• _WORK TO BE COMPLETED_
Leave out all pictures. Return exactly the lines from the top of the material through the line containing "from bokeh.resources import INLINE".

• _STORED DATA_
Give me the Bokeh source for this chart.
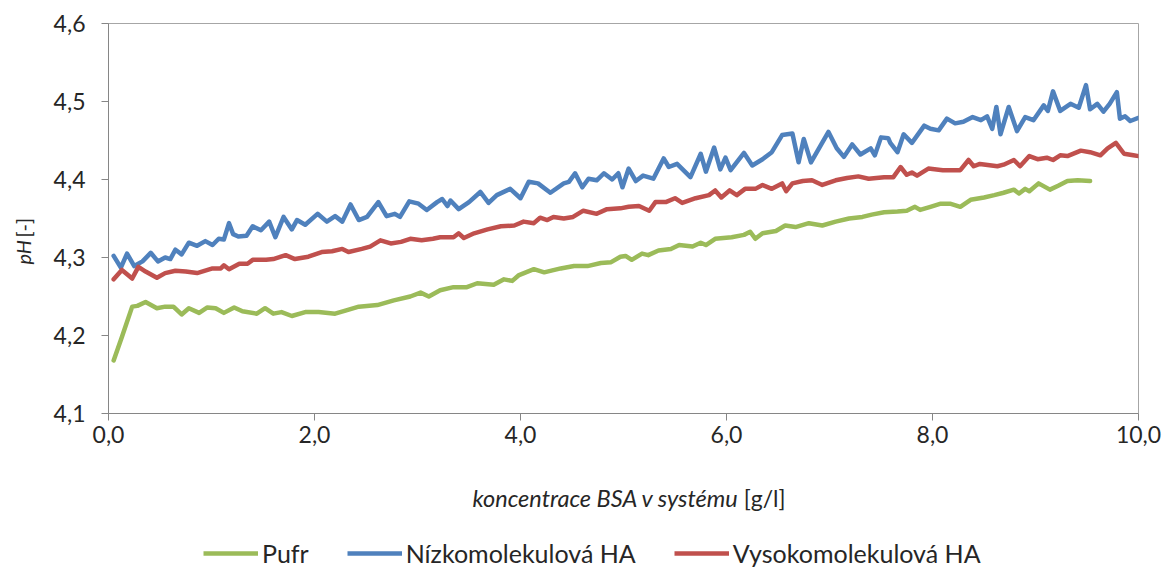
from math import pi
from bokeh.plotting import figure
from bokeh.layouts import row, column
from bokeh.models import (FixedTicker, Range1d, Label, Legend, LegendItem, ColumnDataSource)
from bokeh.embed import file_html
from bokeh.resources import INLINE

# ---------------- data ----------------
pufr_x = [0.05,0.13,0.23,0.28,0.36,0.47,0.55,0.63,0.71,0.78,0.88,0.96,1.04,1.12,1.22,1.30,1.44,1.52,1.60,1.68,
          1.78,1.91,2.04,2.20,2.30,2.43,2.61,2.77,2.93,3.03,3.11,3.22,3.35,3.48,3.58,3.74,3.84,3.92,3.98,4.13,
          4.23,4.39,4.52,4.65,4.78,4.88,4.97,5.02,5.08,5.18,5.24,5.34,5.46,5.54,5.67,5.75,5.80,5.89,6.05,6.17,
          6.23,6.28,6.35,6.48,6.57,6.67,6.80,6.93,7.06,7.19,7.32,7.41,7.53,7.66,7.75,7.83,7.88,7.98,8.08,8.17,
          8.27,8.37,8.50,8.60,8.69,8.79,8.84,8.90,8.94,9.03,9.14,9.22,9.31,9.41,9.53]
pufr_ph = [4.168,4.198,4.237,4.238,4.243,4.235,4.237,4.237,4.227,4.235,4.229,4.236,4.235,4.229,4.236,4.231,4.228,4.235,4.228,4.230,
           4.225,4.230,4.230,4.228,4.232,4.237,4.239,4.245,4.250,4.255,4.250,4.258,4.262,4.262,4.267,4.265,4.272,4.270,4.277,4.285,
           4.281,4.286,4.289,4.289,4.293,4.294,4.301,4.302,4.297,4.305,4.303,4.309,4.311,4.316,4.314,4.319,4.316,4.324,4.326,4.329,
           4.333,4.324,4.331,4.334,4.341,4.339,4.344,4.341,4.346,4.350,4.352,4.355,4.358,4.359,4.360,4.365,4.361,4.365,4.369,4.369,
           4.365,4.374,4.377,4.380,4.383,4.387,4.382,4.388,4.385,4.395,4.387,4.392,4.398,4.399,4.398]

nizko_x = [0.05,0.12,0.18,0.25,0.33,0.41,0.48,0.55,0.60,0.65,0.71,0.78,0.86,0.94,1.01,1.07,1.12,1.17,1.21,1.26,
           1.34,1.40,1.48,1.56,1.62,1.70,1.78,1.83,1.91,2.03,2.12,2.20,2.27,2.35,2.43,2.51,2.62,2.70,2.78,2.83,
           2.92,3.01,3.09,3.19,3.24,3.29,3.32,3.40,3.50,3.61,3.69,3.77,3.90,4.00,4.08,4.17,4.29,4.42,4.47,4.53,
           4.60,4.66,4.74,4.81,4.89,4.95,4.99,5.05,5.12,5.19,5.29,5.39,5.44,5.52,5.65,5.75,5.80,5.88,5.94,5.99,
           6.04,6.17,6.25,6.35,6.44,6.54,6.64,6.70,6.75,6.82,6.92,6.99,7.07,7.14,7.22,7.30,7.40,7.44,7.50,7.57,
           7.59,7.66,7.72,7.80,7.92,7.98,8.06,8.14,8.22,8.30,8.39,8.47,8.53,8.58,8.62,8.66,8.74,8.82,8.90,8.98,
           9.08,9.12,9.17,9.24,9.34,9.42,9.49,9.53,9.60,9.66,9.72,9.79,9.82,9.87,9.92,10.0]
nizko_ph = [4.302,4.287,4.305,4.289,4.295,4.306,4.295,4.300,4.298,4.310,4.304,4.319,4.315,4.321,4.316,4.324,4.323,4.344,4.330,4.327,
            4.328,4.340,4.335,4.346,4.326,4.352,4.336,4.348,4.342,4.356,4.346,4.353,4.346,4.368,4.348,4.352,4.371,4.353,4.356,4.352,
            4.372,4.369,4.361,4.371,4.375,4.366,4.373,4.362,4.371,4.384,4.370,4.380,4.388,4.376,4.397,4.395,4.383,4.395,4.397,4.408,
            4.390,4.401,4.399,4.408,4.400,4.408,4.390,4.414,4.398,4.405,4.401,4.427,4.416,4.420,4.403,4.433,4.410,4.441,4.413,4.428,
            4.412,4.434,4.418,4.426,4.435,4.457,4.459,4.422,4.452,4.422,4.445,4.461,4.440,4.429,4.445,4.432,4.440,4.431,4.454,4.453,
            4.447,4.435,4.458,4.447,4.469,4.465,4.463,4.478,4.472,4.474,4.480,4.476,4.481,4.465,4.493,4.458,4.493,4.462,4.480,4.476,
            4.495,4.488,4.513,4.488,4.497,4.492,4.521,4.490,4.497,4.487,4.497,4.512,4.478,4.481,4.475,4.479]

vysoko_x = [0.05,0.13,0.23,0.29,0.36,0.47,0.55,0.65,0.75,0.86,1.01,1.09,1.12,1.17,1.27,1.35,1.40,1.53,1.60,1.72,
            1.81,1.94,2.07,2.17,2.27,2.33,2.46,2.54,2.64,2.74,2.84,2.93,3.04,3.15,3.22,3.35,3.40,3.45,3.55,3.68,
            3.81,3.94,4.03,4.13,4.19,4.26,4.32,4.42,4.51,4.61,4.74,4.84,4.97,5.05,5.15,5.25,5.31,5.41,5.50,5.57,
            5.70,5.83,5.89,5.95,6.03,6.10,6.18,6.28,6.35,6.44,6.54,6.58,6.64,6.74,6.83,6.93,7.06,7.17,7.28,7.38,
            7.53,7.62,7.69,7.75,7.80,7.85,7.96,8.10,8.27,8.35,8.40,8.46,8.63,8.69,8.79,8.85,8.94,9.02,9.11,9.17,
            9.24,9.31,9.44,9.53,9.63,9.70,9.78,9.86,9.95,10.0]
vysoko_ph = [4.272,4.284,4.273,4.288,4.282,4.274,4.280,4.283,4.282,4.280,4.286,4.286,4.290,4.285,4.292,4.292,4.297,4.297,4.298,4.303,
             4.298,4.301,4.307,4.308,4.311,4.307,4.311,4.314,4.322,4.318,4.320,4.324,4.322,4.324,4.326,4.326,4.331,4.325,4.331,4.336,
             4.340,4.341,4.346,4.344,4.351,4.348,4.352,4.350,4.352,4.360,4.356,4.362,4.363,4.365,4.366,4.360,4.371,4.371,4.376,4.370,
             4.376,4.380,4.386,4.377,4.386,4.380,4.388,4.388,4.393,4.388,4.395,4.385,4.395,4.398,4.399,4.393,4.399,4.402,4.404,4.401,
             4.403,4.403,4.416,4.406,4.409,4.405,4.414,4.412,4.412,4.425,4.417,4.420,4.417,4.419,4.425,4.417,4.430,4.426,4.428,4.425,
             4.431,4.430,4.437,4.435,4.431,4.440,4.447,4.433,4.431,4.430]

series_names = ["Pufr", "Nízkomolekulová HA", "Vysokomolekulová HA"]
series_colors = ["#9BBB59", "#4F81BD", "#C0504D"]

x_ticks = [0, 2, 4, 6, 8, 10]
x_tick_labels = ["0,0", "2,0", "4,0", "6,0", "8,0", "10,0"]
y_ticks = [4.1, 4.2, 4.3, 4.4, 4.5, 4.6]
y_tick_labels = ["4,1", "4,2", "4,3", "4,4", "4,5", "4,6"]

x_title_italic, x_title_unit = "koncentrace BSA v systému", "[g/l]"
y_title_italic, y_title_unit = "pH", "[-]"

assert len(pufr_x) == len(pufr_ph)
assert len(nizko_x) == len(nizko_ph)
assert len(vysoko_x) == len(vysoko_ph)

FONT = "Lato"
TXT = "#262626"
AX = "#868686"
W, H = 1162, 572
LEFT_W = 40          # strip holding the y-axis title
FRAME_L = 108        # plot frame left edge (screen px)
MAIN_H = 460


def blank_fig(width, height):
    f = figure(width=width, height=height, output_backend="svg", toolbar_location=None,
               x_range=Range1d(0, 1), y_range=Range1d(0, 1), min_border=0)
    f.axis.visible = False
    f.grid.visible = False
    f.outline_line_color = None
    f.background_fill_color = "white"
    f.border_fill_color = "white"
    return f


# ---------------- main chart ----------------
p = figure(width=W - LEFT_W, height=MAIN_H, output_backend="svg", toolbar_location=None,
           x_range=Range1d(0, 10), y_range=Range1d(4.1, 4.6),
           min_border_left=FRAME_L - LEFT_W, min_border_right=24, min_border_top=23,
           min_border_bottom=MAIN_H - 413)
p.background_fill_color = "white"
p.border_fill_color = "white"
p.outline_line_color = "#a6a6a6"
p.grid.visible = False

for xs, ys, col in [(pufr_x, pufr_ph, series_colors[0]),
                    (nizko_x, nizko_ph, series_colors[1]),
                    (vysoko_x, vysoko_ph, series_colors[2])]:
    src = ColumnDataSource(dict(x=xs, y=ys))
    p.line("x", "y", source=src, line_color=col, line_width=4.5,
           line_join="round", line_cap="round")

for ax in (p.xaxis[0], p.yaxis[0]):
    ax.axis_line_color = AX
    ax.major_tick_line_color = AX
    ax.minor_tick_line_color = None
    ax.major_tick_in = 0
    ax.major_tick_out = 7
    ax.major_label_text_font = FONT
    ax.major_label_text_font_size = "23px"
    ax.major_label_text_color = TXT

p.xaxis[0].ticker = FixedTicker(ticks=x_ticks)
p.xaxis[0].major_label_overrides = {t: l for t, l in zip(x_ticks, x_tick_labels)}
p.xaxis[0].major_label_standoff = 5
p.yaxis[0].ticker = FixedTicker(ticks=y_ticks)
p.yaxis[0].major_label_standoff = 16
p.yaxis[0].major_label_overrides = {t: l for t, l in zip(y_ticks, y_tick_labels)}

# ---------------- left strip: y title ----------------
left = blank_fig(LEFT_W, H)
lab_kw = dict(x_units="screen", y_units="screen", text_font=FONT, text_color=TXT,
              text_baseline="middle")
left.add_layout(Label(x=22, y=H - 264, text=y_title_italic, text_font_style="italic",
                      angle=pi / 2, text_align="left", text_font_size="20px", **lab_kw))
left.add_layout(Label(x=22, y=H - 237, text=y_title_unit, angle=pi / 2, text_align="left",
                      text_font_size="20px", **lab_kw))

# ---------------- bottom strip: x title + legend ----------------
# (its frame is aligned with the main frame, so x offsets are measured from FRAME_L)
BOT_H = H - MAIN_H
bottom = blank_fig(W - LEFT_W, BOT_H)
bottom.add_layout(Label(x=472 - FRAME_L, y=BOT_H - (497 - MAIN_H), text=x_title_italic,
                        text_font_style="italic", text_align="left", text_font_size="23.5px", **lab_kw))
bottom.add_layout(Label(x=785 - FRAME_L, y=BOT_H - (497 - MAIN_H), text=x_title_unit,
                        text_align="right", text_font_size="23px", **lab_kw))

nan = float("nan")
leg_renderers = [bottom.line(x=[nan], y=[nan], line_color=c, line_width=4.5) for c in series_colors]
legend = Legend(items=[LegendItem(label=n, renderers=[r]) for n, r in zip(series_names, leg_renderers)],
                location=(203 - FRAME_L, H - 568), orientation="horizontal",
                glyph_width=55, glyph_height=24, label_height=24, label_standoff=4, spacing=38,
                padding=0, margin=0, border_line_color=None, background_fill_alpha=0,
                label_text_font=FONT, label_text_font_size="25px", label_text_color=TXT)
bottom.add_layout(legend)

layout = row(left, column(p, bottom, spacing=0), spacing=0)
open("out.html", "w").write(file_html(layout, INLINE))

• _EXPECTED ANSWER_
Give me the Bokeh source for this chart.
from math import pi
from bokeh.plotting import figure
from bokeh.layouts import row, column
from bokeh.models import (FixedTicker, Range1d, Label, Legend, LegendItem, ColumnDataSource)
from bokeh.embed import file_html
from bokeh.resources import INLINE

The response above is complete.